A Century Downtown: A Visual History of Lower Manhattan
In this informative visual history, documentary producer Kapp chronicles Lower Manhattan’s history from 1919 to the present using a vibrant collection of archival photos. Kapp demonstrates that throughout the years, one thing has remained constant: change. Images abound of the once vibrant Radio Row, the long-gone Washington Market, and Charlie Chaplin addressing crowds of thousands in front of what was then the U.S. Sub-Treasury building.
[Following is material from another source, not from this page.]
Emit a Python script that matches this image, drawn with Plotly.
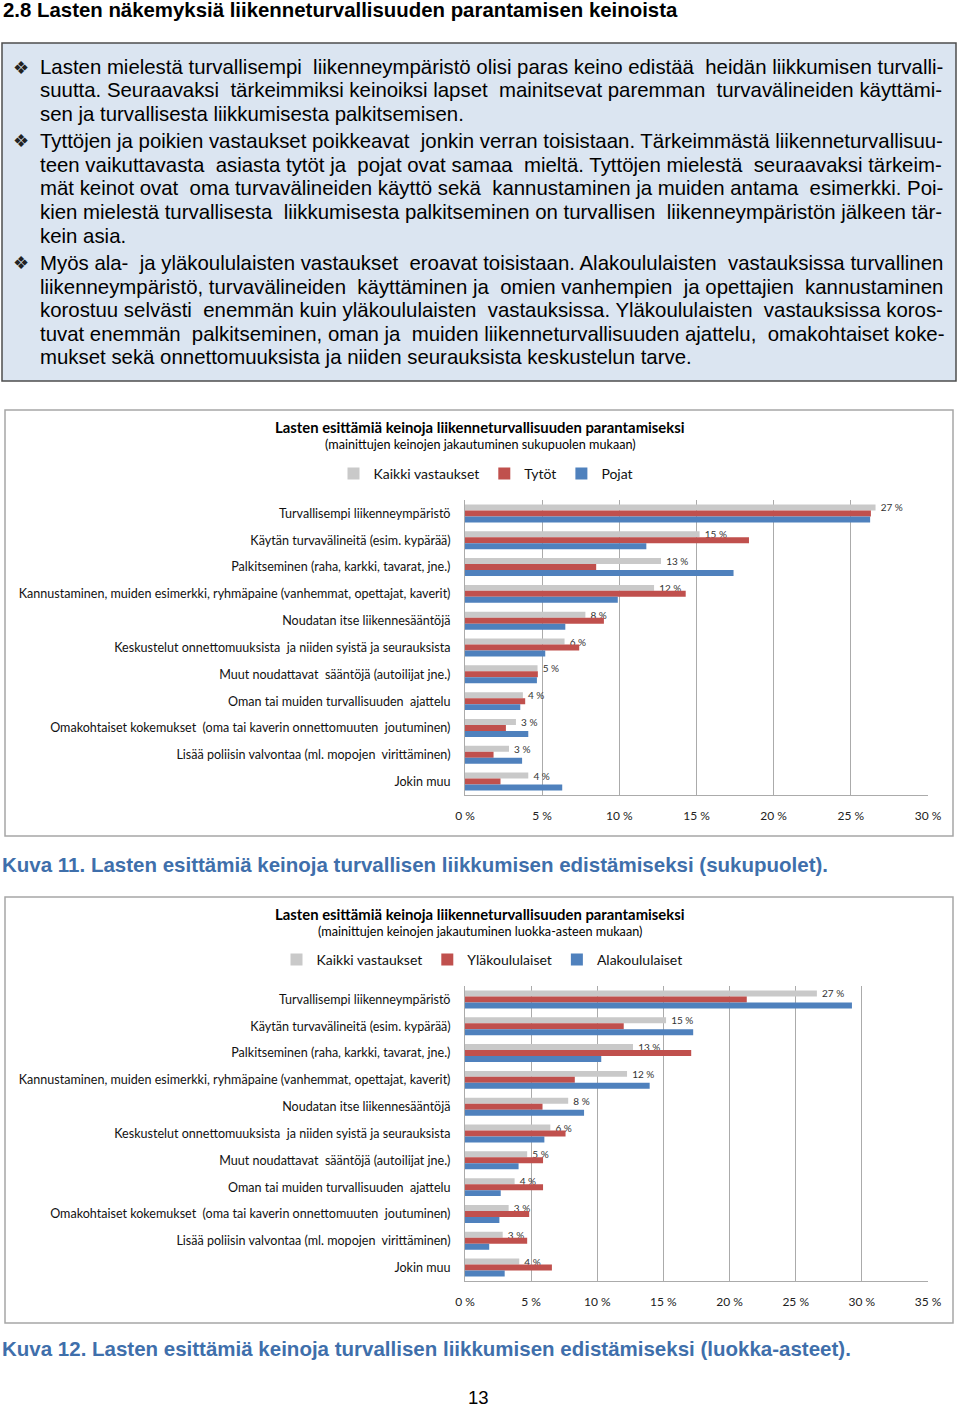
import math
import plotly.graph_objects as go

# ---------------- data ----------------
categories = [
    "Turvallisempi liikenneympäristö",
    "Käytän turvavälineitä (esim. kypärää)",
    "Palkitseminen (raha, karkki, tavarat, jne.)",
    "Kannustaminen, muiden esimerkki, ryhmäpaine (vanhemmat, opettajat, kaverit)",
    "Noudatan itse liikennesääntöjä",
    "Keskustelut onnettomuuksista  ja niiden syistä ja seurauksista",
    "Muut noudattavat  sääntöjä (autoilijat jne.)",
    "Oman tai muiden turvallisuuden  ajattelu",
    "Omakohtaiset kokemukset  (oma tai kaverin onnettomuuten  joutuminen)",
    "Lisää poliisin valvontaa (ml. mopojen  virittäminen)",
    "Jokin muu",
]
all_answers = [26.6, 15.2, 12.7, 12.25, 7.8, 6.45, 4.7, 3.75, 3.3, 2.85, 4.1]
girls = [26.3, 18.4, 8.5, 14.3, 9.0, 7.4, 4.72, 3.9, 2.65, 1.85, 2.3]
boys = [26.25, 11.75, 17.4, 9.9, 6.5, 5.2, 4.66, 3.58, 4.1, 3.7, 6.3]
upper_school = [21.3, 12.0, 17.1, 8.3, 5.86, 7.6, 5.9, 5.9, 4.85, 4.7, 6.57]
lower_school = [29.25, 17.25, 10.3, 13.96, 9.0, 6.0, 4.05, 2.7, 2.6, 1.83, 3.0]

ticks1 = [0, 5, 10, 15, 20, 25, 30]
ticks2 = [0, 5, 10, 15, 20, 25, 30, 35]

heading = "2.8 Lasten näkemyksiä liikenneturvallisuuden parantamisen keinoista"
# (bullet?, justified?, text)
box_lines = [
    (True, True, "Lasten mielestä turvallisempi liikenneympäristö olisi paras keino edistää heidän liikkumisen turvalli-"),
    (False, True, "suutta. Seuraavaksi tärkeimmiksi keinoiksi lapset mainitsevat paremman turvavälineiden käyttämi-"),
    (False, False, "sen ja turvallisesta liikkumisesta palkitsemisen."),
    (True, True, "Tyttöjen ja poikien vastaukset poikkeavat jonkin verran toisistaan. Tärkeimmästä liikenneturvallisuu-"),
    (False, True, "teen vaikuttavasta asiasta tytöt ja pojat ovat samaa mieltä. Tyttöjen mielestä seuraavaksi tärkeim-"),
    (False, True, "mät keinot ovat oma turvavälineiden käyttö sekä kannustaminen ja muiden antama esimerkki. Poi-"),
    (False, True, "kien mielestä turvallisesta liikkumisesta palkitseminen on turvallisen liikenneympäristön jälkeen tär-"),
    (False, False, "kein asia."),
    (True, True, "Myös ala- ja yläkoululaisten vastaukset eroavat toisistaan. Alakoululaisten vastauksissa turvallinen"),
    (False, True, "liikenneympäristö, turvavälineiden käyttäminen ja omien vanhempien ja opettajien kannustaminen"),
    (False, True, "korostuu selvästi enemmän kuin yläkoululaisten vastauksissa. Yläkoululaisten vastauksissa koros-"),
    (False, True, "tuvat enemmän palkitseminen, oman ja muiden liikenneturvallisuuden ajattelu, omakohtaiset koke-"),
    (False, False, "mukset sekä onnettomuuksista ja niiden seurauksista keskustelun tarve."),
]
line_y = [67, 90, 114, 141, 165, 188, 212, 236, 263, 287, 310, 334, 357]

chart_title = "Lasten esittämiä keinoja liikenneturvallisuuden parantamiseksi"
sub1 = "(mainittujen keinojen jakautuminen sukupuolen mukaan)"
sub2 = "(mainittujen keinojen jakautuminen luokka-asteen mukaan)"
caption1 = "Kuva 11. Lasten esittämiä keinoja turvallisen liikkumisen edistämiseksi (sukupuolet)."
caption2 = "Kuva 12. Lasten esittämiä keinoja turvallisen liikkumisen edistämiseksi (luokka-asteet)."
page_no = "13"

# ---------------- styling ----------------
W, H = 960, 1407
GRAY, RED, BLUE = "#c9c9c9", "#c0504d", "#4f81bd"
CAL = "Lato, 'Open Sans', sans-serif"
ARIAL = "'Liberation Sans', Arial, sans-serif"
BODY_SIZE = 20.4
TEXT_LEFT, TEXT_RIGHT = 38, 944

# Arial / Liberation Sans advance widths (1/1000 em), used to justify the box text
_AW = {" ": 278, ".": 278, ",": 278, "-": 333, "(": 333, ")": 333, ":": 278}
_AW.update({c: 556 for c in "0123456789"})
_AW.update(dict(zip("ABCDEFGHIJKLMNOPQRSTUVWXYZ",
                    [667, 667, 722, 722, 667, 611, 778, 722, 278, 500, 667, 556, 833,
                     722, 778, 667, 778, 722, 667, 611, 722, 667, 944, 667, 667, 611])))
_AW.update(dict(zip("abcdefghijklmnopqrstuvwxyz",
                    [556, 556, 500, 556, 556, 278, 556, 556, 222, 222, 500, 222, 833,
                     556, 556, 556, 556, 333, 500, 278, 556, 500, 722, 500, 500, 500])))
_AW.update({"ä": 556, "ö": 556, "Ä": 667, "Ö": 778})


def text_width(s, size):
    return sum(_AW.get(c, 556) for c in s) * size / 1000.0


def justify(s, size, width):
    words = s.split(" ")
    gaps = len(words) - 1
    extra = width - text_width(s, size)
    k = int(math.floor(extra / text_width(" ", size) + 0.35))
    if gaps <= 0 or k <= 0:
        return s
    base, rem = divmod(k, gaps)
    bonus = set(int((i + 0.5) * gaps / rem) for i in range(rem)) if rem else set()
    out = words[0]
    for i, w in enumerate(words[1:]):
        n = base + (1 if i in bonus else 0)
        out += " " + "\u00a0" * n + w
    return out


def px(x):
    return x / W


def py(y):
    return 1 - y / H


fig = go.Figure()

labels = ["\u00a0\u00a0" + f"{round(v)} %" for v in all_answers]


def add_chart(series, names, xa, ya, legend):
    colors = [GRAY, RED, BLUE]
    for i, (vals, name) in enumerate(zip(series, names)):
        fig.add_trace(go.Bar(
            y=categories, x=vals, name=name, orientation="h",
            marker=dict(color=colors[i], line=dict(width=0)),
            xaxis=xa, yaxis=ya, legend=legend,
            text=labels if i == 0 else None,
            textposition="outside" if i == 0 else "none",
            textfont=dict(family=CAL, size=10, color="#333333"),
            constraintext="none", cliponaxis=False,
            hoverinfo="x+y+name",
        ))


add_chart([all_answers, girls, boys], ["Kaikki vastaukset", "Tytöt", "Pojat"], "x", "y", "legend")
add_chart([all_answers, upper_school, lower_school],
          ["Kaikki vastaukset", "Yläkoululaiset", "Alakoululaiset"], "x2", "y2", "legend2")

xcommon = dict(showgrid=True, gridcolor="#ababab", gridwidth=1, zeroline=False,
               showline=True, linecolor="#ababab", linewidth=1, automargin=False,
               tickfont=dict(family=CAL, size=12, color="#222222"), ticks="",
               ticklabelstandoff=10, fixedrange=True)
ycommon = dict(autorange="reversed", showgrid=False, zeroline=False, showline=True,
               linecolor="#ababab", linewidth=1, ticks="", automargin=False,
               tickfont=dict(family=CAL, size=12.55, color="#111111"),
               ticklabelstandoff=11, fixedrange=True)

fig.update_layout(
    width=W, height=H, autosize=False, margin=dict(l=0, r=0, t=0, b=0),
    paper_bgcolor="white", plot_bgcolor="white",
    barmode="group", bargap=0.33, bargroupgap=0,
    showlegend=True,
    xaxis=dict(domain=[px(465), px(928)], anchor="y", range=[0, 30],
               tickvals=ticks1, ticktext=[f"{t} %" for t in ticks1], **xcommon),
    yaxis=dict(domain=[py(795), py(500)], anchor="x", **ycommon),
    xaxis2=dict(domain=[px(465), px(928)], anchor="y2", range=[0, 35],
                tickvals=ticks2, ticktext=[f"{t} %" for t in ticks2], **xcommon),
    yaxis2=dict(domain=[py(1281), py(986)], anchor="x2", **ycommon),
    legend=dict(orientation="h", x=px(486), xanchor="center", y=py(474), yanchor="middle",
                font=dict(family=CAL, size=14, color="#111111"), bgcolor="rgba(0,0,0,0)",
                itemclick=False, itemdoubleclick=False),
    legend2=dict(orientation="h", x=px(482), xanchor="center", y=py(960), yanchor="middle",
                 font=dict(family=CAL, size=14, color="#111111"), bgcolor="rgba(0,0,0,0)",
                 itemclick=False, itemdoubleclick=False),
)

shapes = [
    dict(type="rect", xref="paper", yref="paper", x0=px(2), x1=px(956), y0=py(381), y1=py(43),
         fillcolor="#dbe5f1", line=dict(color="#4d4d4d", width=1.5), layer="below"),
    dict(type="rect", xref="paper", yref="paper", x0=px(5), x1=px(953), y0=py(836), y1=py(410),
         fillcolor="rgba(0,0,0,0)", line=dict(color="#a6a6a6", width=1.5), layer="below"),
    dict(type="rect", xref="paper", yref="paper", x0=px(5), x1=px(953), y0=py(1323), y1=py(897),
         fillcolor="rgba(0,0,0,0)", line=dict(color="#a6a6a6", width=1.5), layer="below"),
]
fig.update_layout(shapes=shapes)

ann = []


def text(x, y, s, size, family=ARIAL, color="#000000", bold=False, anchor="left"):
    ann.append(dict(x=px(x), y=py(y), xref="paper", yref="paper", text=(f"<b>{s}</b>" if bold else s),
                    showarrow=False, xanchor=anchor, yanchor="middle",
                    font=dict(family=family, size=size, color=color)))


text(1, 10, heading, 20.4, bold=True)
for (bullet, just, s), y in zip(box_lines, line_y):
    if bullet:
        text(11, y, "❖", 18, family="'DejaVu Sans'", color="#222222")
    line = justify(s, BODY_SIZE, TEXT_RIGHT - TEXT_LEFT) if just else s
    text(TEXT_LEFT, y, line, BODY_SIZE)

text(480, 427, chart_title, 14.85, family=CAL, bold=True, anchor="center")
text(480, 445, sub1, 12.65, family=CAL, anchor="center")
text(480, 914, chart_title, 14.85, family=CAL, bold=True, anchor="center")
text(480, 931, sub2, 12.65, family=CAL, anchor="center")

text(0, 864, caption1, 20.5, color="#3f6fab", bold=True)
text(0, 1348, caption2, 20.5, color="#3f6fab", bold=True)
text(478, 1397, page_no, 18.5, anchor="center")

fig.update_layout(annotations=ann)

fig.write_html(
    "out.html",
    config=dict(responsive=False, displayModeBar=False),
    post_script="document.body.style.margin='0';document.body.style.padding='0';",
)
The work also captures the controversies and tragedies, including the 1920 Bloody Thursday bombings on Wall Street, and the relocation of residents of what was in the 1940s a neighborhood called Little Syria, a “community of politically powerless city dwellers,” in order to construct the Brooklyn-Battery Tunnel. Kapp turns his attention to the aftermath of 9/11 and includes pages of haunting images of the Twin Towers and ground zero, as well as the area’s subsequent transformation and revitalization, with photos of the Oculus and the Freedom Tower. He closes the book with an essay on possible futures for Lower Manhattan—however farfetched—including draining the East River. Well researched, Kapp’s volume will thrill urban historians and those who call New York City home. (Feb.)
Correction: An earlier version of this review incorrectly stated the author is a TV producer.